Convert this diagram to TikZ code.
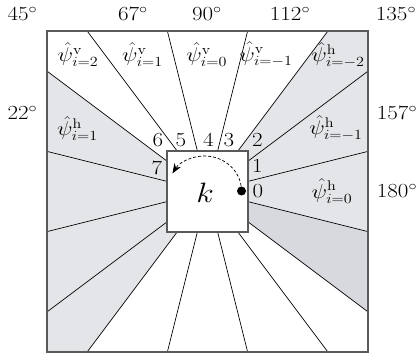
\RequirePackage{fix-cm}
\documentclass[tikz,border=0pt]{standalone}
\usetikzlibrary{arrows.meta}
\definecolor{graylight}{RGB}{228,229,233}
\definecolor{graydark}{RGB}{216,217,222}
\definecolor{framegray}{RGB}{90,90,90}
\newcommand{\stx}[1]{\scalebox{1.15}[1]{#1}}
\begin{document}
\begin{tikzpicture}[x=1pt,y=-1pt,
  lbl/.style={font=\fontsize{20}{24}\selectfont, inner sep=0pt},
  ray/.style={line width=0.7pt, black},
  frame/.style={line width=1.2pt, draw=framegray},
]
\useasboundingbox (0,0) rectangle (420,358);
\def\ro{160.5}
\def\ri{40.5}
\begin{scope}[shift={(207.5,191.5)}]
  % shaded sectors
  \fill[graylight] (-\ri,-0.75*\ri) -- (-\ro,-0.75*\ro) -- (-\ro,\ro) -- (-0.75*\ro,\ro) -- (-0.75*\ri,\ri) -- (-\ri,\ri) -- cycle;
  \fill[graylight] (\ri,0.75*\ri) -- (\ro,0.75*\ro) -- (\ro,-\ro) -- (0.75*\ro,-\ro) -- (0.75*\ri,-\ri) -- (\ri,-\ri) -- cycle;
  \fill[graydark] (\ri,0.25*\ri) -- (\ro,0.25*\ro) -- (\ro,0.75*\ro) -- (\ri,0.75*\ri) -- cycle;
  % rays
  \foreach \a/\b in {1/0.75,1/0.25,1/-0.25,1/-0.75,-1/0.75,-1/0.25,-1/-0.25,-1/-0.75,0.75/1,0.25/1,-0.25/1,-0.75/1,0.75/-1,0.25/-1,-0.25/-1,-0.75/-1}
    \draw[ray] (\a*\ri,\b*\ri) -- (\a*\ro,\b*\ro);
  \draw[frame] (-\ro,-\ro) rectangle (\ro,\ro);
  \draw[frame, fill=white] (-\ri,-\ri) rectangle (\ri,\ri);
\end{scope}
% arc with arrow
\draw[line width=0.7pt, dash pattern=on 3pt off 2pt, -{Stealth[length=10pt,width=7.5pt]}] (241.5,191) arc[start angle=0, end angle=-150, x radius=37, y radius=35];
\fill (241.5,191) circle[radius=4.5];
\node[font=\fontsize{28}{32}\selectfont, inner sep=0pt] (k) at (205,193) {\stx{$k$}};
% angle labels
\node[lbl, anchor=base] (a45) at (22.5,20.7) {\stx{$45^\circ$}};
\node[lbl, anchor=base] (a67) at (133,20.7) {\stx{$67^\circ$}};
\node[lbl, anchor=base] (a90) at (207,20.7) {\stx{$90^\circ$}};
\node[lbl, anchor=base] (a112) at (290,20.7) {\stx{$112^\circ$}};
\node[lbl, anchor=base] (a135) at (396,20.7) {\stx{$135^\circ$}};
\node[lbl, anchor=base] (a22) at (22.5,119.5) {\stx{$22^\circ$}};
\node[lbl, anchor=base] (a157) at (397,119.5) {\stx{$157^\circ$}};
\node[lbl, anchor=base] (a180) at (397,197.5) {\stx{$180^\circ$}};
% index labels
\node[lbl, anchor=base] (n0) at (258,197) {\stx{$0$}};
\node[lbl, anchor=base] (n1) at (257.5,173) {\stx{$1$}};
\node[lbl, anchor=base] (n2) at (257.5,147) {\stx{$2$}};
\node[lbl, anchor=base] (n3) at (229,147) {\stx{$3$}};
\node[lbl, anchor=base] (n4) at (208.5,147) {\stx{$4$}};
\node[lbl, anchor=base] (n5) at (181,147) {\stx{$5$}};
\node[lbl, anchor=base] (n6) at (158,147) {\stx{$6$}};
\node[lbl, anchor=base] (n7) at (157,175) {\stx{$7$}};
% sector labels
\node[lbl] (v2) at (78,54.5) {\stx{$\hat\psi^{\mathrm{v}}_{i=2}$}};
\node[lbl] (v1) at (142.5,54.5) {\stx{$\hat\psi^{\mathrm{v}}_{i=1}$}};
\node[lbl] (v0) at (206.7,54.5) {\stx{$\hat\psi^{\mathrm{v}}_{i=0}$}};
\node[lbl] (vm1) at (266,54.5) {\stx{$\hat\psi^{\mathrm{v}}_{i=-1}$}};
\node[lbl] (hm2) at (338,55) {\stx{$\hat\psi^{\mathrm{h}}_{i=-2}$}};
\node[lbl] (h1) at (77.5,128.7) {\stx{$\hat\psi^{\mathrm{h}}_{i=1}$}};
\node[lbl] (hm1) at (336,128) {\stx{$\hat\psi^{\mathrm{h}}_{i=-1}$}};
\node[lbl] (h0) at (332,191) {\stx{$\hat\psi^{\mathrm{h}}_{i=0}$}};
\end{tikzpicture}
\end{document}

GIVEN PROBLEM: Send back the data above word for word, with the pictures left out.

RESPONSE TO THIS EXERCISE:
Convert this diagram to TikZ code.
\RequirePackage{fix-cm}
\documentclass[tikz,border=0pt]{standalone}
\usetikzlibrary{arrows.meta}
\definecolor{graylight}{RGB}{228,229,233}
\definecolor{graydark}{RGB}{216,217,222}
\definecolor{framegray}{RGB}{90,90,90}
\newcommand{\stx}[1]{\scalebox{1.15}[1]{#1}}
\begin{document}
\begin{tikzpicture}[x=1pt,y=-1pt,
  lbl/.style={font=\fontsize{20}{24}\selectfont, inner sep=0pt},
  ray/.style={line width=0.7pt, black},
  frame/.style={line width=1.2pt, draw=framegray},
]
\useasboundingbox (0,0) rectangle (420,358);
\def\ro{160.5}
\def\ri{40.5}
\begin{scope}[shift={(207.5,191.5)}]
  % shaded sectors
  \fill[graylight] (-\ri,-0.75*\ri) -- (-\ro,-0.75*\ro) -- (-\ro,\ro) -- (-0.75*\ro,\ro) -- (-0.75*\ri,\ri) -- (-\ri,\ri) -- cycle;
  \fill[graylight] (\ri,0.75*\ri) -- (\ro,0.75*\ro) -- (\ro,-\ro) -- (0.75*\ro,-\ro) -- (0.75*\ri,-\ri) -- (\ri,-\ri) -- cycle;
  \fill[graydark] (\ri,0.25*\ri) -- (\ro,0.25*\ro) -- (\ro,0.75*\ro) -- (\ri,0.75*\ri) -- cycle;
  % rays
  \foreach \a/\b in {1/0.75,1/0.25,1/-0.25,1/-0.75,-1/0.75,-1/0.25,-1/-0.25,-1/-0.75,0.75/1,0.25/1,-0.25/1,-0.75/1,0.75/-1,0.25/-1,-0.25/-1,-0.75/-1}
    \draw[ray] (\a*\ri,\b*\ri) -- (\a*\ro,\b*\ro);
  \draw[frame] (-\ro,-\ro) rectangle (\ro,\ro);
  \draw[frame, fill=white] (-\ri,-\ri) rectangle (\ri,\ri);
\end{scope}
% arc with arrow
\draw[line width=0.7pt, dash pattern=on 3pt off 2pt, -{Stealth[length=10pt,width=7.5pt]}] (241.5,191) arc[start angle=0, end angle=-150, x radius=37, y radius=35];
\fill (241.5,191) circle[radius=4.5];
\node[font=\fontsize{28}{32}\selectfont, inner sep=0pt] (k) at (205,193) {\stx{$k$}};
% angle labels
\node[lbl, anchor=base] (a45) at (22.5,20.7) {\stx{$45^\circ$}};
\node[lbl, anchor=base] (a67) at (133,20.7) {\stx{$67^\circ$}};
\node[lbl, anchor=base] (a90) at (207,20.7) {\stx{$90^\circ$}};
\node[lbl, anchor=base] (a112) at (290,20.7) {\stx{$112^\circ$}};
\node[lbl, anchor=base] (a135) at (396,20.7) {\stx{$135^\circ$}};
\node[lbl, anchor=base] (a22) at (22.5,119.5) {\stx{$22^\circ$}};
\node[lbl, anchor=base] (a157) at (397,119.5) {\stx{$157^\circ$}};
\node[lbl, anchor=base] (a180) at (397,197.5) {\stx{$180^\circ$}};
% index labels
\node[lbl, anchor=base] (n0) at (258,197) {\stx{$0$}};
\node[lbl, anchor=base] (n1) at (257.5,173) {\stx{$1$}};
\node[lbl, anchor=base] (n2) at (257.5,147) {\stx{$2$}};
\node[lbl, anchor=base] (n3) at (229,147) {\stx{$3$}};
\node[lbl, anchor=base] (n4) at (208.5,147) {\stx{$4$}};
\node[lbl, anchor=base] (n5) at (181,147) {\stx{$5$}};
\node[lbl, anchor=base] (n6) at (158,147) {\stx{$6$}};
\node[lbl, anchor=base] (n7) at (157,175) {\stx{$7$}};
% sector labels
\node[lbl] (v2) at (78,54.5) {\stx{$\hat\psi^{\mathrm{v}}_{i=2}$}};
\node[lbl] (v1) at (142.5,54.5) {\stx{$\hat\psi^{\mathrm{v}}_{i=1}$}};
\node[lbl] (v0) at (206.7,54.5) {\stx{$\hat\psi^{\mathrm{v}}_{i=0}$}};
\node[lbl] (vm1) at (266,54.5) {\stx{$\hat\psi^{\mathrm{v}}_{i=-1}$}};
\node[lbl] (hm2) at (338,55) {\stx{$\hat\psi^{\mathrm{h}}_{i=-2}$}};
\node[lbl] (h1) at (77.5,128.7) {\stx{$\hat\psi^{\mathrm{h}}_{i=1}$}};
\node[lbl] (hm1) at (336,128) {\stx{$\hat\psi^{\mathrm{h}}_{i=-1}$}};
\node[lbl] (h0) at (332,191) {\stx{$\hat\psi^{\mathrm{h}}_{i=0}$}};
\end{tikzpicture}
\end{document}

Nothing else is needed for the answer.